While some Schoharie County officials are openly skeptical about the ability of Butternuts Brewing Co. to purchase the Guilford Mills industrial site in Cobleskill, a point man for the project said Thursday he’s optimistic the company can close on the deal by its Oct. 18 deadline.

“That is our absolute goal at this point,” said John Lorence, a representative of Butternuts and its spinoff company, Longhouse Holdings. “We’re going for it.”

The deal nearly collapsed this summer when the project developers — who want to take over the 460,000 square foot site to brew craft beer there — unsuccessfully asked the Schoharie County Board of Supervisors to have the county hold a second mortgage on the property because they were having difficulty lining up financing.

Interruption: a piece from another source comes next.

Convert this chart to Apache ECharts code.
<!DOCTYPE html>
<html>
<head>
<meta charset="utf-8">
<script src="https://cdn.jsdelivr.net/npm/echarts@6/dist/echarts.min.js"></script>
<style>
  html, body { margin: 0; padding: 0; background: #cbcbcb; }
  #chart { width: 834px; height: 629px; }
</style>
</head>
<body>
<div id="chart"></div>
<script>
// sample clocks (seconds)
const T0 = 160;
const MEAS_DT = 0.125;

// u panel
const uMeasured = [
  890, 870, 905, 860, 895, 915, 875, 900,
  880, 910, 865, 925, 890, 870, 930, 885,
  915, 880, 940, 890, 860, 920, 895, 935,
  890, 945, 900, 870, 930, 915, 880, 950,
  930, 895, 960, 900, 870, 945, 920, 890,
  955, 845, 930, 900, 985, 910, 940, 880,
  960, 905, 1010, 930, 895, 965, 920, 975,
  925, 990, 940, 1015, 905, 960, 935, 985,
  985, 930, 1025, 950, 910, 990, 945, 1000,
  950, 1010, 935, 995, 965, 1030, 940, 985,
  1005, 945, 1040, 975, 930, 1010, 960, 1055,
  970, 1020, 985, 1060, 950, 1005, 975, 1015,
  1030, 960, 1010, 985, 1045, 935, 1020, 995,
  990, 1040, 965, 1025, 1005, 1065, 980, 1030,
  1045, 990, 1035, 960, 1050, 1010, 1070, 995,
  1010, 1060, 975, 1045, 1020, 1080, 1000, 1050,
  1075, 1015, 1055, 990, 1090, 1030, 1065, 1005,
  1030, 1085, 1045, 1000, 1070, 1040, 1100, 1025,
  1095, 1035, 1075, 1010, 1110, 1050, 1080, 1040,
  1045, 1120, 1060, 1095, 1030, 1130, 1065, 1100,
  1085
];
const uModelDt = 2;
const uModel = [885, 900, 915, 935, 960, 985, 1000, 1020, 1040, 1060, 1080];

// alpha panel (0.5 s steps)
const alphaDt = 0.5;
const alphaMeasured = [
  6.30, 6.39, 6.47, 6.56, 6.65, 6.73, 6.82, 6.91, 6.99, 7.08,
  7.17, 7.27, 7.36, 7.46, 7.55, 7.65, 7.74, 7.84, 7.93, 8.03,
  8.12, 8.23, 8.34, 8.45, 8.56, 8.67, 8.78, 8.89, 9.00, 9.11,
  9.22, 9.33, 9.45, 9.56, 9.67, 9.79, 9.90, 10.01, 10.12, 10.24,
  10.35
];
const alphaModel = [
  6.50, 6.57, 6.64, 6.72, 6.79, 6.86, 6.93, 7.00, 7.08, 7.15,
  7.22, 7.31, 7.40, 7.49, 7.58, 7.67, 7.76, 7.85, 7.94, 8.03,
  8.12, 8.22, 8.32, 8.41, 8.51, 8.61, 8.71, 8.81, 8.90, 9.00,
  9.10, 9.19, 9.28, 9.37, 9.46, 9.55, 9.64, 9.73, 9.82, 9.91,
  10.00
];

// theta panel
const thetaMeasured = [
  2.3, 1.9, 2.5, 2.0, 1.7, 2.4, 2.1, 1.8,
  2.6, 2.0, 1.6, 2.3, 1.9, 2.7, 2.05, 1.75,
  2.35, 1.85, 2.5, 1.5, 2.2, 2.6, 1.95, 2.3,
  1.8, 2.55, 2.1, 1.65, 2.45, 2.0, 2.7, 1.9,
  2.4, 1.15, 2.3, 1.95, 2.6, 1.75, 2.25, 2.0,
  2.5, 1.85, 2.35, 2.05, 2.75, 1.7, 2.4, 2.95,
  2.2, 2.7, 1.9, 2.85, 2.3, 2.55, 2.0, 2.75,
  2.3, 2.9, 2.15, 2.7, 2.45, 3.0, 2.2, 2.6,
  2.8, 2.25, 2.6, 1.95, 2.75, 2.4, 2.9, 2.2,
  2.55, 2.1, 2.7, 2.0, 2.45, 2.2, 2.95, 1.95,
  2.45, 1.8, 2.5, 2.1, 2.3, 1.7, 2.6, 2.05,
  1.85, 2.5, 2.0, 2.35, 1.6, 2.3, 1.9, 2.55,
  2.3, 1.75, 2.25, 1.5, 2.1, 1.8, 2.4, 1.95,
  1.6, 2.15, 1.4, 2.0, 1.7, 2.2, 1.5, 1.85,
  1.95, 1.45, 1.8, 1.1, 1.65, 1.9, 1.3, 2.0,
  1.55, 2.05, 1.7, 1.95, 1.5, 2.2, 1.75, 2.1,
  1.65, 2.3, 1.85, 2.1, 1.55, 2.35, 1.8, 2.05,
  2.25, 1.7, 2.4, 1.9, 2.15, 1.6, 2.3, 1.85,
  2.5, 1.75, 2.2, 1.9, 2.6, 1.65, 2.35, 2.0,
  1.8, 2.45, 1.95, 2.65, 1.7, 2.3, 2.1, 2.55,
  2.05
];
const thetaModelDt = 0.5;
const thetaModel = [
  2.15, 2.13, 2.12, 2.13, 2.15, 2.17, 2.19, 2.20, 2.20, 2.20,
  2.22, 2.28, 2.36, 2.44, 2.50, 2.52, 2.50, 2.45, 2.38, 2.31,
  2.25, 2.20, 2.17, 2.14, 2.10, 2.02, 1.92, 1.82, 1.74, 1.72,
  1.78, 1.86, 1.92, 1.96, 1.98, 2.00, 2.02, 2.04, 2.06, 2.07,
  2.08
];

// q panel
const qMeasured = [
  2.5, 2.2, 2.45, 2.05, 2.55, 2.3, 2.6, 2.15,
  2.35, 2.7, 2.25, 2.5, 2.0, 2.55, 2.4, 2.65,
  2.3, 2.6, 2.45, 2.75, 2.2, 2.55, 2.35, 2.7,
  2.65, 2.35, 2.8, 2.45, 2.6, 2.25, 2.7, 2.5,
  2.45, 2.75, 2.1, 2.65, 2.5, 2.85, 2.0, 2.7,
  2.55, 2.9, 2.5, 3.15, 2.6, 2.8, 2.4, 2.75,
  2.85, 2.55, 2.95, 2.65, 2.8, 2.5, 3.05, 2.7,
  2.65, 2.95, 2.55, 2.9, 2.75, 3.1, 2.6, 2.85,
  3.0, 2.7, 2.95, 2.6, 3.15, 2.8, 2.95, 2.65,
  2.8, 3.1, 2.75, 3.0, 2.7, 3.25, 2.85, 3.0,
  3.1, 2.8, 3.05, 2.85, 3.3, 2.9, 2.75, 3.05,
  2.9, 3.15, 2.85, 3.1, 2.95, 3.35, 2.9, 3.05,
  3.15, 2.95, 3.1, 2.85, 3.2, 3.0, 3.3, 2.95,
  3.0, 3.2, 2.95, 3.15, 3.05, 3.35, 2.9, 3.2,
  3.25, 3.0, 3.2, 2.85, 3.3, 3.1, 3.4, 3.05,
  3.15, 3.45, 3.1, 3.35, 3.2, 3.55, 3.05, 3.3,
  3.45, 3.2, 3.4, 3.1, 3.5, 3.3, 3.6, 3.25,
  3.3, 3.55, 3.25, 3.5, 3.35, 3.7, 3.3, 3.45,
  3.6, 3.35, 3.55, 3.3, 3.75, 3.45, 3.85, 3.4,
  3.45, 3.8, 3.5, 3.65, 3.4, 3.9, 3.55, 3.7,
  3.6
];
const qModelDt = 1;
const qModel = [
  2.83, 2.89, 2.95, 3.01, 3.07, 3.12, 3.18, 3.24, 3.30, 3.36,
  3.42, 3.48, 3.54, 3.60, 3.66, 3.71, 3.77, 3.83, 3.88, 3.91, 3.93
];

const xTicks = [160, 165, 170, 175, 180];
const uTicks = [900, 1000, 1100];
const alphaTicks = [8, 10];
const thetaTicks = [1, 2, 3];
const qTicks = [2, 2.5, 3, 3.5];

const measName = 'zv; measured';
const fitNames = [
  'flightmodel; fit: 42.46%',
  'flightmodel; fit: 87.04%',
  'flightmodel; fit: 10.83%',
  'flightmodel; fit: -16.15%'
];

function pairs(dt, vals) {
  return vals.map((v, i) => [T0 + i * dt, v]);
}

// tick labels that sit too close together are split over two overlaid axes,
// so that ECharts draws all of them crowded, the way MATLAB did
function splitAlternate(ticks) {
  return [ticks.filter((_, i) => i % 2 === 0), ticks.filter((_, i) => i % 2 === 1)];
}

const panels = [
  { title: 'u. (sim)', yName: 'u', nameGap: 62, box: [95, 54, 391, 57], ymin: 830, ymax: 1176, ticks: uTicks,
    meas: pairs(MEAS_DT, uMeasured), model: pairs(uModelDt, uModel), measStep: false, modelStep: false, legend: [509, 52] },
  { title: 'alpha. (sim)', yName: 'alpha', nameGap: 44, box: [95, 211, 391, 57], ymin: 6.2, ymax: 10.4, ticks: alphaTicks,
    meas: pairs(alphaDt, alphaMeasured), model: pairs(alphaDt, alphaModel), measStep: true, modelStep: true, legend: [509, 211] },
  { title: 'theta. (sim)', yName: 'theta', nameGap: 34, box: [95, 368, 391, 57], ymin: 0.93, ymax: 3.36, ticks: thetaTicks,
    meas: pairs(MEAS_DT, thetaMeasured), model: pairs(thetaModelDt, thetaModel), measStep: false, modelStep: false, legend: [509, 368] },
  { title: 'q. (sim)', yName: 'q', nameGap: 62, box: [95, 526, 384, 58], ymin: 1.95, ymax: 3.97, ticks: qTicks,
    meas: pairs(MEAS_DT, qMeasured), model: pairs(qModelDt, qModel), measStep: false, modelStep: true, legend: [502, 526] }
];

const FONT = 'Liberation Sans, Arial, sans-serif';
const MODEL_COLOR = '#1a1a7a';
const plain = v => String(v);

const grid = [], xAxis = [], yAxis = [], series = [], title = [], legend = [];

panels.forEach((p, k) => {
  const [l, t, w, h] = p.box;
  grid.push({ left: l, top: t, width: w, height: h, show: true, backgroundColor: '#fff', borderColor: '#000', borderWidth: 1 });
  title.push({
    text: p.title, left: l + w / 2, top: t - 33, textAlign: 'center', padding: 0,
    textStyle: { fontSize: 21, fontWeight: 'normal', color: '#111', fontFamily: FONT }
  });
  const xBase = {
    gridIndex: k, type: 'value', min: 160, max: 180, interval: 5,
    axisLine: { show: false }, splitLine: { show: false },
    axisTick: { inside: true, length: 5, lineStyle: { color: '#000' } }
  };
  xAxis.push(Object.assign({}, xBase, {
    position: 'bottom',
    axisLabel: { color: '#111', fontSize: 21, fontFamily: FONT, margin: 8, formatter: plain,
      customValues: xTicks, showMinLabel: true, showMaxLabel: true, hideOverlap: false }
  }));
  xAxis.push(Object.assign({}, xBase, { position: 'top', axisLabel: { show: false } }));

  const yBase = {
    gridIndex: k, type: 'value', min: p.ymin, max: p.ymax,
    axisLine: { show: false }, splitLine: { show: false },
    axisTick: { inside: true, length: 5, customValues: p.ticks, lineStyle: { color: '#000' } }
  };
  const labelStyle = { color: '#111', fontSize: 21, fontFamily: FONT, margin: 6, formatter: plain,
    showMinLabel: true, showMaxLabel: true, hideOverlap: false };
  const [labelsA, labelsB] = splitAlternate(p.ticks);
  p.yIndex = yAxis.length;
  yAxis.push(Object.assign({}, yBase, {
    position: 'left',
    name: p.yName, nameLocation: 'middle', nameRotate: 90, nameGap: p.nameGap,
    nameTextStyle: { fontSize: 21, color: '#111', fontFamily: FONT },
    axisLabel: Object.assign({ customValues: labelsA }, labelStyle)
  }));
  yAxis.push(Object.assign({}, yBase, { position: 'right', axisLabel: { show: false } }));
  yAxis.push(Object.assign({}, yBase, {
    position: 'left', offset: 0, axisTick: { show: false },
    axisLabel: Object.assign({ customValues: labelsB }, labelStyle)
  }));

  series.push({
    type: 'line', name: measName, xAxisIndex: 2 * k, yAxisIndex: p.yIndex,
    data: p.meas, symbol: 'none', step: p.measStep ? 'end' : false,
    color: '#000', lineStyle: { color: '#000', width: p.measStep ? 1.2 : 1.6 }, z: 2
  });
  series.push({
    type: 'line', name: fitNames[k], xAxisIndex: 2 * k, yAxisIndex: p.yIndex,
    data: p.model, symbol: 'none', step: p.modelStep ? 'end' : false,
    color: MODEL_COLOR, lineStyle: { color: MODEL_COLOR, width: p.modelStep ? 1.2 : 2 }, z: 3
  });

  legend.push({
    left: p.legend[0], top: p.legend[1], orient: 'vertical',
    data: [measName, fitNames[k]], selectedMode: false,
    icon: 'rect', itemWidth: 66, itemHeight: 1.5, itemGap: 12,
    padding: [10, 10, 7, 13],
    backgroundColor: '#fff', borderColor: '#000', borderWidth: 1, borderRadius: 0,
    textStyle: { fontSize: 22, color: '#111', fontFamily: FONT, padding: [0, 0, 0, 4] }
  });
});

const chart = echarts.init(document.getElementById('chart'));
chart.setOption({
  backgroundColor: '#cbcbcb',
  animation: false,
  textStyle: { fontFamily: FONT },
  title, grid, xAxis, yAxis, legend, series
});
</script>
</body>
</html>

A majority of the supervisors said they found such an arrangement too risky for the county, and gave the company until one week from today to close on the purchase. If the deal is not completed, they said, the county would shop the property — one of the largest industrial sites in the region — to other businesses.

Schoharie County Planner Alicia Terry said she is working with Butternuts Brewing with an eye towards qualifying the company for the new Start-Up N.Y. program touted by Gov. Andrew Cuomo. Under the plan, the company would work with the State University of Cobleskill to develop programs that would be linked to the curriculum of the college. That could make the company eligible for the tax-free zones that Cuomo wants to set up at college campuses, Terry said.

However, no regulations or guidelines for Tax Free New York have yet to be issued by the Cuomo administration, Terry said.

The program has been knocked by the conservative Tax Foundation as a gimmick. The organization this week ranked New York’s business climate as the worst in the nation and suggested the state focus instead on broad-based tax reform.

Terry said if the tax-free zone status could be extended to the Guilford Mills complex, it would enhance the ability of Butternuts Brewing to attract more tenants to the site.

“We want to fill that building,” she said.

But whether it will ever be filled by Butternuts Brewing/Longhouse has become an increasingly remote possibility, in the view of County Treasurer William Cherry.

When the Board of Supervisors meets in one week from today, he said that he doubts the brewery company will be prepared to close on the property.

“Certainly, I don’t recommend extending that deadline any further,” Cherry said. “I think the county should list that property with a different realtor and get a new market analysis. I think it’s long past time that that property is put on the open market. Let’s see what the real value is on the open market.”

The Guilford Mills property has been appraised at nearly $4 million. The pending agreement calls for Longhouse to purchase it for $2.5 million. A significant amount of that — up to $1.5 million — would be returned to the company based on the number of workers it hires. The deal calls for the company to get $15,000 for each job it creates after the first 10. The cap for the total it could potentially receive has been set at $1.5 million.

Nearly two years ago, the Cuomo administration awarded a $175,000 economic development grant to the Cobleskill project and hailed it for its job-creating potential.

No jobs have been created there yet.